Hardware-Efficient Deconvolution-Based GAN for Edge Computing
- URL: http://arxiv.org/abs/2201.06878v1
- Date: Tue, 18 Jan 2022 11:16:59 GMT
- Title: Hardware-Efficient Deconvolution-Based GAN for Edge Computing
- Authors: Azzam Alhussain and Mingjie Lin
- Abstract summary: Generative Adversarial Networks (GAN) are cutting-edge algorithms for generating new data samples based on the learned data distribution.
We proposed an HW/SW co-design approach for training quantized deconvolution GAN (QDCGAN) implemented on FPGA using a scalable streaming dataflow architecture.
Various precisions, datasets, and network scalability were analyzed for low-power inference on resource-constrained platforms.

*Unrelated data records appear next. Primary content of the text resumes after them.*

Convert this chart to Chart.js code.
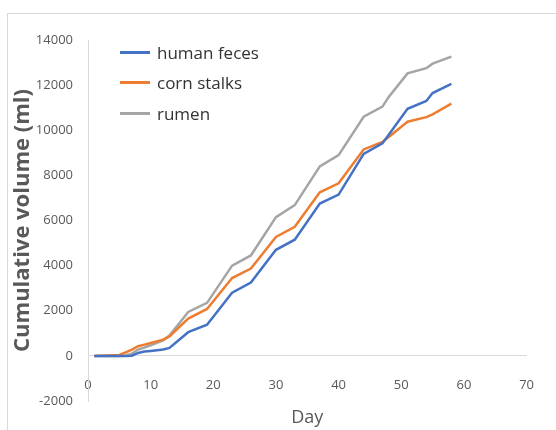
<!DOCTYPE html>
<html>
<head>
<meta charset="utf-8">
<script src="https://cdn.jsdelivr.net/npm/chart.js@4"></script>
<style>
  html, body { margin: 0; padding: 0; background: #fff; overflow: hidden; }
  #wrap { position: relative; width: 556px; height: 430px; }
  #frame { position: absolute; left: 7px; top: 13px; width: 600px; height: 500px; border: 1px solid #d9d9d9; }
  #legend { position: absolute; left: 120px; top: 37px; font-family: 'Open Sans', sans-serif; font-size: 17px; color: #333; }
  .item { height: 30.5px; display: flex; align-items: center; }
  .swatch { width: 30px; height: 3px; margin-right: 7px; }
</style>
</head>
<body>
<div id="wrap">
  <div id="frame"></div>
  <canvas id="chart"></canvas>
  <div id="legend"></div>
</div>
<script>
// ================= DATA =================
const days = [1, 3, 5, 6, 7, 8, 9, 10, 12, 13, 16, 19, 23, 26, 30, 33, 37, 40, 44, 47, 48, 51, 54, 55, 58];
const humanFeces = [0, 0, 0, 0, 10, 130, 190, 220, 280, 350, 1050, 1380, 2800, 3250, 4700, 5150, 6750, 7150, 8950, 9420, 9800, 10950, 11300, 11650, 12050];
const cornStalks = [0, 20, 40, 150, 280, 430, 500, 570, 720, 860, 1650, 2080, 3450, 3870, 5270, 5720, 7250, 7650, 9150, 9480, 9700, 10380, 10580, 10700, 11180];
const rumen = [0, 0, 0, 10, 100, 280, 370, 470, 690, 900, 1950, 2350, 4000, 4450, 6150, 6680, 8400, 8900, 10600, 11050, 11480, 12520, 12750, 12950, 13260];

const seriesNames = ["human feces", "corn stalks", "rumen"];
const seriesColors = ["#4472C4", "#ED7D31", "#A5A5A5"];
const seriesValues = [humanFeces, cornStalks, rumen];

const axisGray = "#d9d9d9";
const textGray = "#595959";
const font = "'Open Sans', sans-serif";

// ================= CHART =================
const datasets = seriesValues.map((vals, i) => ({
  label: seriesNames[i],
  data: vals.map((v, j) => ({ x: days[j], y: v })),
  borderColor: seriesColors[i],
  backgroundColor: seriesColors[i],
  borderWidth: 2.5,
  pointRadius: 0,
  fill: false,
  tension: 0
}));

const chart = new Chart(document.getElementById("chart"), {
  type: "line",
  data: { datasets },
  options: {
    responsive: true,
    maintainAspectRatio: false,
    animation: false,
    layout: { padding: { left: 0, right: 25, top: 40, bottom: 29 } },
    plugins: { legend: { display: false }, tooltip: { enabled: false } },
    scales: {
      x: {
        type: "linear",
        position: { y: 0 },
        min: 0, max: 70,
        ticks: { stepSize: 10, color: textGray, font: { family: font, size: 13 }, padding: 22, callback: v => String(v) },
        grid: { drawOnChartArea: false, drawTicks: false },
        border: { color: axisGray, width: 1 },
        title: { display: true, text: "Day", color: textGray, font: { family: font, size: 18 }, padding: { top: 0, bottom: -44 } },
        afterFit: s => { s.height = 29; }
      },
      y: {
        min: -2000, max: 14000,
        ticks: { stepSize: 2000, color: textGray, font: { family: font, size: 13 }, padding: 15, callback: v => String(v) },
        grid: { drawOnChartArea: false, drawTicks: false },
        border: { color: axisGray, width: 1 },
        title: { display: true, text: "Cumulative volume (ml)", color: textGray, font: { family: font, size: 22, weight: "bold" }, padding: { top: 10, bottom: 0 } },
        afterFit: s => { s.width = 88; }
      }
    }
  }
});

// ================= LEGEND =================
const legendDiv = document.getElementById("legend");
chart.data.datasets.forEach(ds => {
  const row = document.createElement("div");
  row.className = "item";
  row.innerHTML = `<span class="swatch" style="background:${ds.borderColor}"></span><span>${ds.label}</span>`;
  legendDiv.appendChild(row);
});
</script>
</body>
</html>
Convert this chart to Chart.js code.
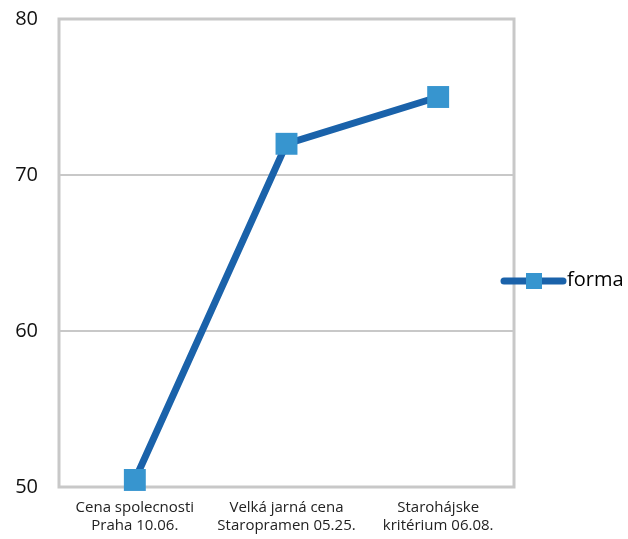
<!DOCTYPE html>
<html>
<head>
<meta charset="utf-8">
<script src="https://cdn.jsdelivr.net/npm/chart.js"></script>
<style>
  html, body { margin: 0; padding: 0; background: #fff; }
  #wrap { width: 628px; height: 539px; }
</style>
</head>
<body>
<div id="wrap"><canvas id="myChart"></canvas></div>
<script>
const races = [['Cena spolecnosti', 'Praha 10.06.'], ['Velká jarná cena', 'Staropramen 05.25.'], ['Starohájske', 'kritérium 06.08.']];
const forma = [50.45, 72, 75];
const yTicks = [50, 60, 70, 80];

const lineColor = '#1a62aa';
const markerColor = '#3795cf';
const gridColor = '#c8c8c8';

// box round the plot and the legend that sits over its right edge
const frameAndLegend = {
  id: 'frameAndLegend',
  beforeDatasetsDraw(chart) {
    const a = chart.chartArea;
    const ctx = chart.ctx;
    ctx.save();
    ctx.strokeStyle = gridColor;
    ctx.lineWidth = 3;
    ctx.strokeRect(a.left, a.top, a.right - a.left, a.bottom - a.top);
    ctx.restore();
  },
  afterDraw(chart) {
    const ctx = chart.ctx;
    const y = 281;
    ctx.save();
    ctx.strokeStyle = lineColor;
    ctx.lineWidth = 7;
    ctx.lineCap = 'round';
    ctx.beginPath();
    ctx.moveTo(504, y);
    ctx.lineTo(563, y);
    ctx.stroke();
    ctx.fillStyle = markerColor;
    ctx.fillRect(526, y - 8, 16, 16);
    ctx.fillStyle = '#000';
    ctx.font = '20px "Open Sans", sans-serif';
    ctx.textBaseline = 'middle';
    ctx.fillText(chart.data.datasets[0].label, 567, y - 1);
    ctx.restore();
  }
};

new Chart('myChart', {
  type: 'line',
  data: {
    labels: races,
    datasets: [{
      label: 'forma',
      data: forma,
      borderColor: lineColor,
      borderWidth: 7,
      backgroundColor: markerColor,
      pointStyle: 'rect',
      pointRadius: 15.5,
      pointHoverRadius: 15.5,
      pointBorderWidth: 0,
      pointBackgroundColor: markerColor,
      tension: 0,
      clip: false
    }]
  },
  options: {
    responsive: true,
    maintainAspectRatio: false,
    animation: false,
    layout: { padding: { top: 19, right: 114, left: 0, bottom: 0 } },
    plugins: { legend: { display: false }, tooltip: { enabled: false } },
    scales: {
      x: {
        offset: true,
        grid: { display: false },
        border: { display: false },
        ticks: {
          color: '#222',
          font: { family: '"Open Sans", sans-serif', size: 15, lineHeight: 1.25 },
          padding: 3,
          maxRotation: 0
        },
        afterFit(scale) { scale.height = 52; }
      },
      y: {
        min: 50,
        max: 80,
        afterBuildTicks(scale) { scale.ticks = yTicks.map(v => ({ value: v })); },
        grid: { color: gridColor, lineWidth: 2, drawTicks: false },
        border: { display: false },
        ticks: {
          color: '#111',
          font: { family: '"Open Sans", sans-serif', size: 20 },
          padding: 21
        },
        afterFit(scale) {
          scale.width = 59;
          scale.paddingTop = 0;
          scale.paddingBottom = 0;
        }
      }
    }
  },
  plugins: [frameAndLegend]
});
</script>
</body>
</html>
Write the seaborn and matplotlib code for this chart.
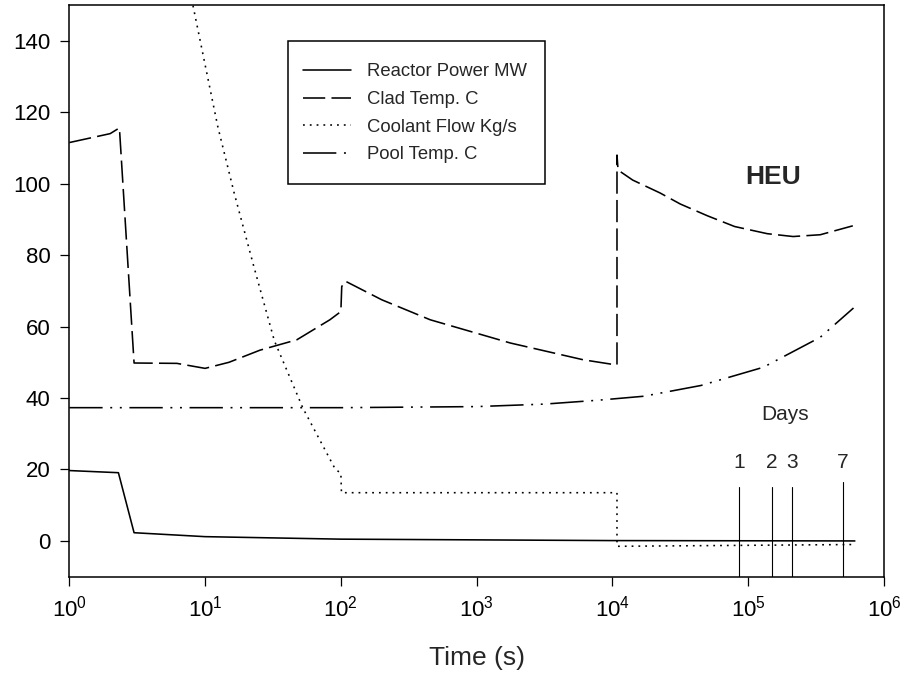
import numpy as np
import pandas as pd
import matplotlib
matplotlib.use("Agg")
import matplotlib.pyplot as plt
import seaborn as sns
from matplotlib.patches import Rectangle
from matplotlib.ticker import FixedLocator, FuncFormatter, NullLocator

# ---------------- data ----------------
power_t = [1, 2.3, 3.0, 10, 100, 1000, 1e4, 6.1e5]
power = [19.7, 19.1, 2.3, 1.2, 0.5, 0.3, 0.1, 0.0]

clad_t = [1, 2.0, 2.34, 3.0, 6.2, 10, 15, 25.4, 47.4, 83, 100, 101.5, 108, 200, 455,
          1770, 6100, 1.05e4, 1.08e4, 1.08e4, 1.1e4, 1.41e4, 2.24e4, 3.16e4, 5.01e4,
          7.94e4, 1.38e5, 2.14e5, 3.39e5, 5.89e5]
clad = [111.5, 114, 115.6, 49.8, 49.7, 48.3, 50, 53.4, 56.3, 61.9, 64.2, 71.2, 72.7, 67.5, 61.9,
        55.4, 50.7, 49.3, 49.3, 108, 103.8, 101, 97.4, 94.3, 91,
        88, 86, 85.2, 85.7, 88.2]

cool_t = [7.08, 8.13, 12.4, 16.4, 22.9, 32.4, 52.5, 91.2, 100, 101, 1.08e4, 1.08e4, 6.1e5]
cool = [161, 150, 116, 97.3, 76.7, 56, 37.2, 20, 19, 13.5, 13.5, -1.5, -1.0]

pool_t = [1, 10, 100, 1000, 3160, 7940, 1.7e4, 4.47e4, 1.29e5, 3.39e5, 5.96e5]
pool = [37.3, 37.3, 37.3, 37.6, 38.3, 39.4, 40.5, 43.5, 48.6, 57, 65.2]

series_names = ["Reactor Power MW", "Clad Temp. C", "Coolant Flow Kg/s", "Pool Temp. C"]

day_x = [8.61e4, 1.5e5, 2.1e5, 5.0e5]
day_top = [15, 15, 15, 16.5]
day_labels = ["1", "2", "3", "7"]

x_ticks = [1, 10, 100, 1000, 1e4, 1e5, 1e6]
y_ticks = [0, 20, 40, 60, 80, 100, 120, 140]

# ---------------- style ----------------
sns.set_style("ticks")
plt.rcParams["font.family"] = ["Liberation Sans", "DejaVu Sans"]
plt.rcParams["mathtext.fontset"] = "custom"
plt.rcParams["mathtext.rm"] = "Liberation Sans"
plt.rcParams["mathtext.it"] = "Liberation Sans"
plt.rcParams["mathtext.default"] = "regular"
plt.rcParams["lines.scale_dashes"] = False

fig = plt.figure(figsize=(9.08, 6.77), dpi=100)
ax = fig.add_axes([0.0763, 0.1482, 0.9736 - 0.0763, 0.9926 - 0.1482])

lw = 1.15
styles = ["-", (0, (16, 4.5)), (0, (1.3, 3.6)), (0, (24, 5.5, 1.4, 5.5, 1.4, 5.5))]
datasets = [(power_t, power), (clad_t, clad), (cool_t, cool), (pool_t, pool)]
for (t, v), name, ls in zip(datasets, series_names, styles):
    df = pd.DataFrame({"t": t, "v": v})
    sns.lineplot(data=df, x="t", y="v", ax=ax, estimator=None, sort=False,
                 color="black", lw=lw, linestyle=ls, label=name)

# day marker lines
for dx, top, lab in zip(day_x, day_top, day_labels):
    sns.lineplot(x=[dx, dx], y=[-10, top], ax=ax, estimator=None, sort=False,
                 color="black", lw=0.8)
    ax.text(dx, 22, lab, ha="center", va="center", fontsize=15)
ax.text(1.88e5, 35.5, "Days", ha="center", va="center", fontsize=15)
ax.text(1.53e5, 102, "HEU", ha="center", va="center", fontsize=19, fontweight="bold")

ax.set_xscale("log")
ax.set_xlim(1, 1e6)
ax.set_ylim(-10, 150)
ax.xaxis.set_major_locator(FixedLocator(x_ticks))
ax.xaxis.set_minor_locator(NullLocator())
ax.xaxis.set_major_formatter(FuncFormatter(lambda v, p: r"$\mathregular{10^{%d}}$" % int(round(np.log10(v)))))
ax.yaxis.set_major_locator(FixedLocator(y_ticks))
ax.tick_params(axis="both", which="major", direction="out", length=6.5, width=0.9,
               labelsize=16, pad=7, colors="black")
for s in ax.spines.values():
    s.set_visible(True)
    s.set_linewidth(1.1)
    s.set_color("black")

ax.set_xlabel("Time (s)", fontsize=19, labelpad=18)
ax.set_ylabel("")

# legend: entries without frame, frame drawn as a rectangle in axes coords
leg = ax.legend(loc="upper left", bbox_to_anchor=(0.2868, 0.898), borderaxespad=0,
                fontsize=13.3, frameon=False, handlelength=2.6, handletextpad=0.85,
                labelspacing=0.58, borderpad=0.0)
ax.add_patch(Rectangle((0.2687, 0.6869), 0.3153, 0.2501, transform=ax.transAxes,
                       fill=False, edgecolor="black", lw=1.1, zorder=5))

fig.savefig("out.png", dpi=100)
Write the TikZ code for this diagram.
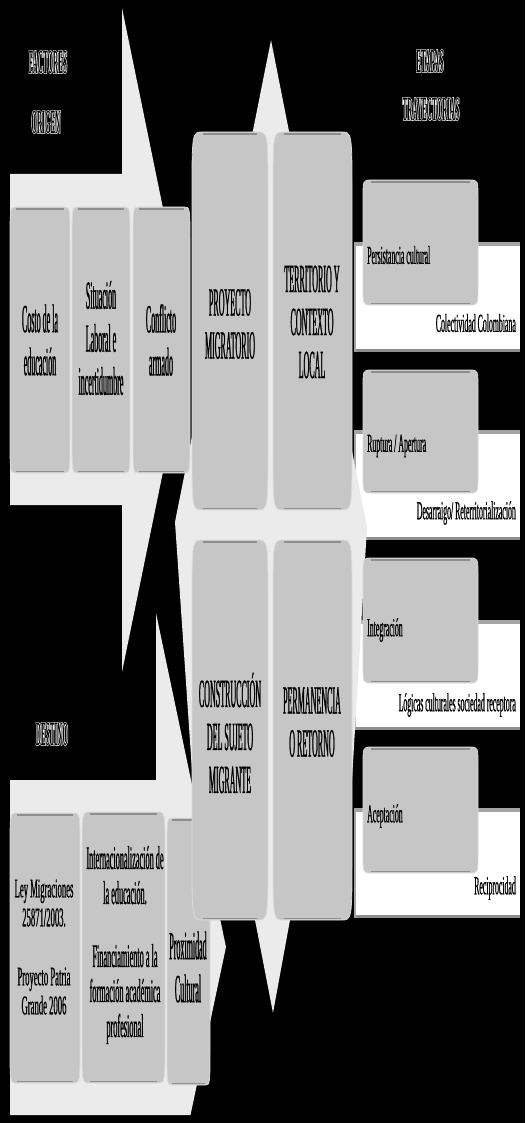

- Score: 1.5229257192293197
- License: http://arxiv.org/licenses/nonexclusive-distrib/1.0/
- Abstract: Generative Adversarial Networks (GAN) are cutting-edge algorithms for
generating new data samples based on the learned data distribution. However,
its performance comes at a significant cost in terms of computation and memory
requirements. In this paper, we proposed an HW/SW co-design approach for
training quantized deconvolution GAN (QDCGAN) implemented on FPGA using a
scalable streaming dataflow architecture capable of achieving higher throughput
versus resource utilization trade-off. The developed accelerator is based on an
efficient deconvolution engine that offers high parallelism with respect to
scaling factors for GAN-based edge computing. Furthermore, various precisions,
datasets, and network scalability were analyzed for low-power inference on
resource-constrained platforms. Lastly, an end-to-end open-source framework is
provided for training, implementation, state-space exploration, and scaling the
inference using Vivado high-level synthesis for Xilinx SoC-FPGAs, and a
comparison testbed with Jetson Nano.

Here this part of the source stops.